The workshop theme was: the relationship between apologetics (giving an account of our beliefs and the defence of our faith against different objections), and ecumenism (the process of dialogue oriented to the unification of the church).

“Many people see these two things as opposites and we wanted to show that’s a false opposition,” said Salkeld.

Three speakers were featured at the workshop: Matt Nelson, a Catholic apologist who works from his home in Shaunavon, Sask.; Regina Archbishop Donald Bolen, a specialist in ecumenism who described how dialogue is not a watering down of the truth; and Dr. Bryan Hillis, president of Luther College, University of Regina. Hillis was asked to respond to comments from both Nelson on apologetics dialogues, and from Bolen about ecumenical dialogue, and, from a non-Catholic’s perspective, what Catholics sound like.

Nelson was asked to share how apologetics works and, within that concept, to talk about how it’s an appropriate dialogue to engage in with ecumenical partners. He gave participants at the workshop some words, some reasons, some tips on what they could use in conversations where they were defending themselves as being Catholic.

“Archbishop Bolen said dialoguing is not a watering-down of the truth but a mutual seeking of truth together,” said Saqlkeld. “Where we are very clear about our own convictions and the arguments that convince us and support our own positions, but where we are also very interested in listening carefully to what our Christion brothers and sisters believe, and where they disagree, we try to find common ground.”

Two things that stood out for Hillis in his response to Bolen’s comments, Salkeld said, were that as a Lutheran, it was great to hear Catholics rely so much on Scripture for their arguments, even if he disagreed with those arguments. He was also appreciative to hear that a Catholic’s understanding of ecumenism didn’t simply mean Lutherans need to become Catholics, but that it is a little more complicated than that.

Hillis and Bolen were described by Salkeld as two old friends who had an amiable back-and-forth at the end of the day which was enlightening for everyone.

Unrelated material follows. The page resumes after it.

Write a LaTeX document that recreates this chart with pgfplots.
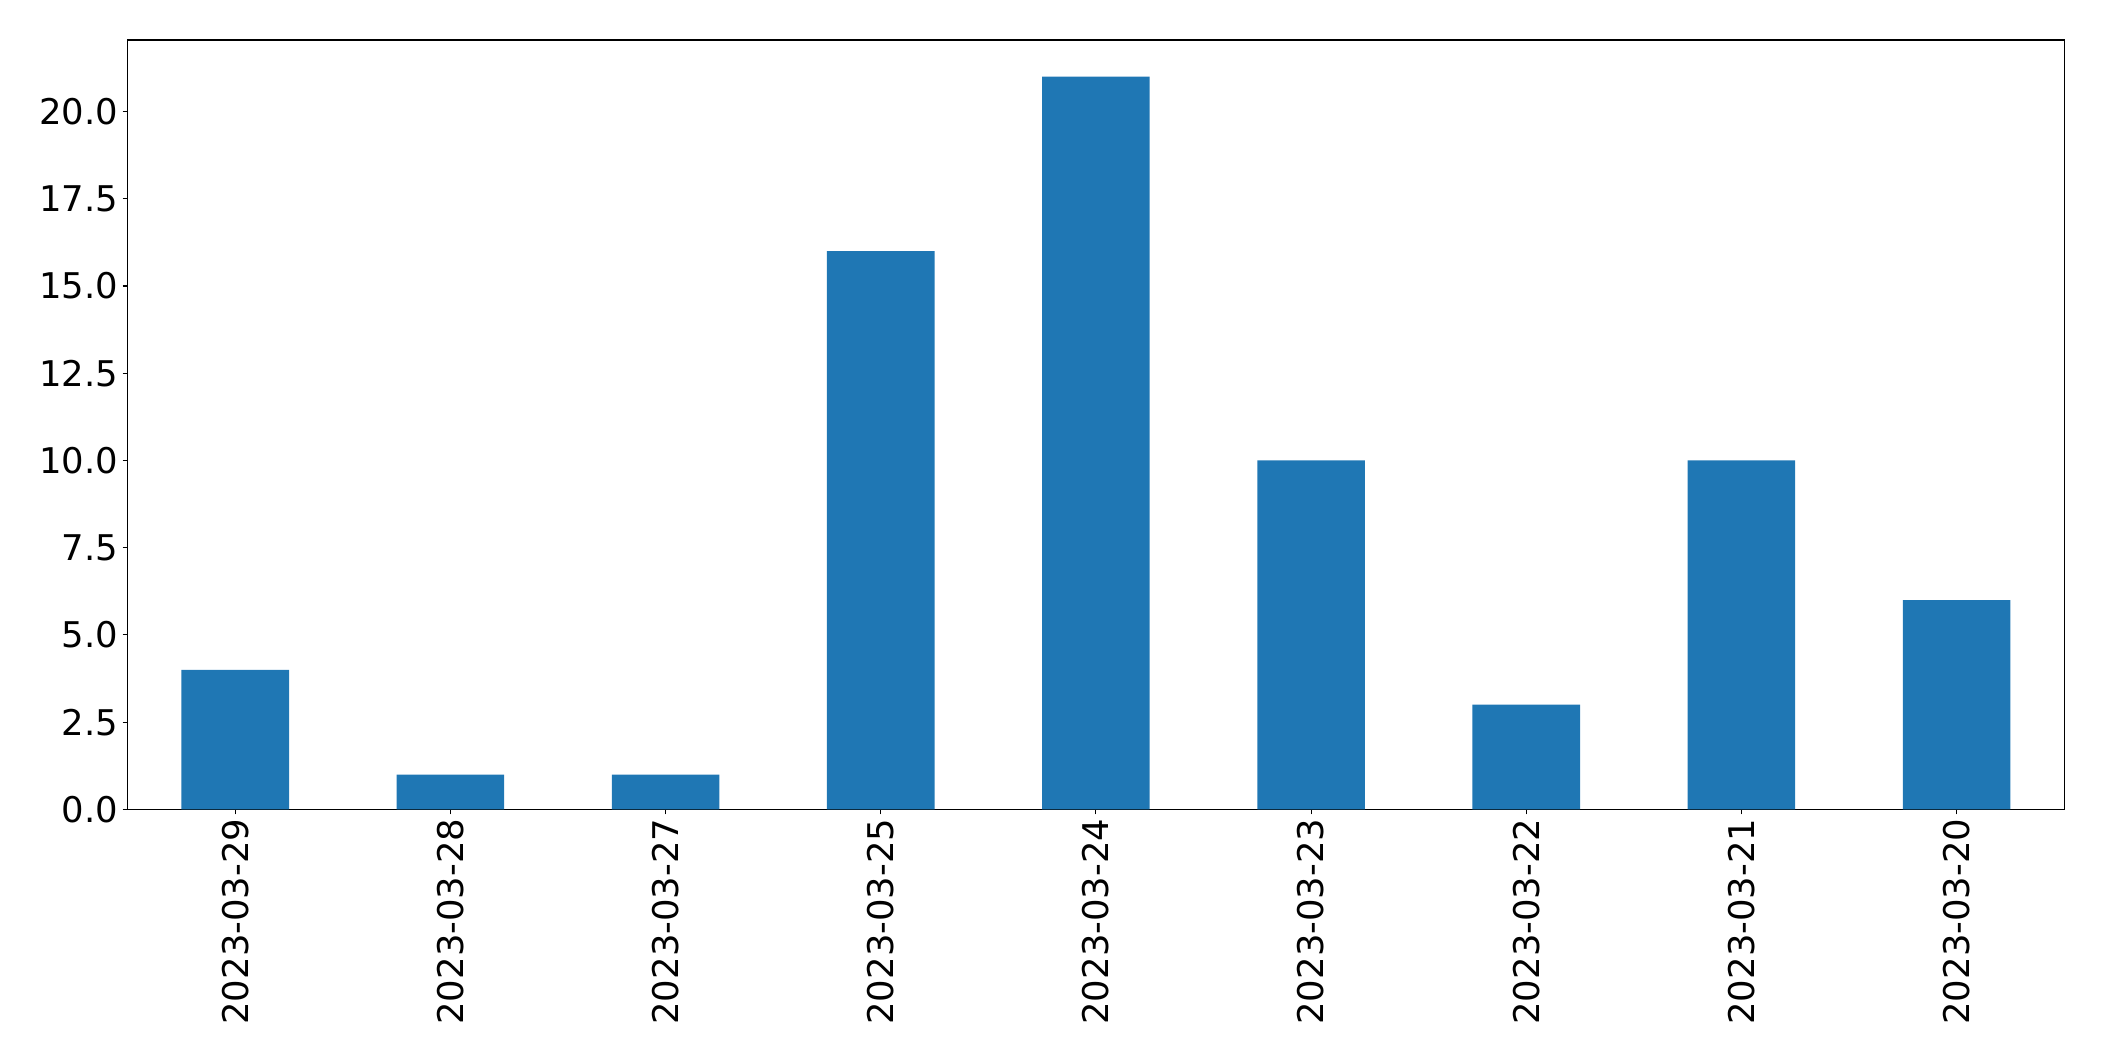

“It was a very nice summary of the day where Bryan offered a critique and Bishop Don responded. It was helpful to hear that back-and-forth. It was good for the whole day because one of the things we wanted to see was an honest and forthright critique. It is actually a healthy part of dialogue. Dialogue doesn’t mean avoiding issues where you disagree. To actually see that engagement at the end of the day was really wonderful.”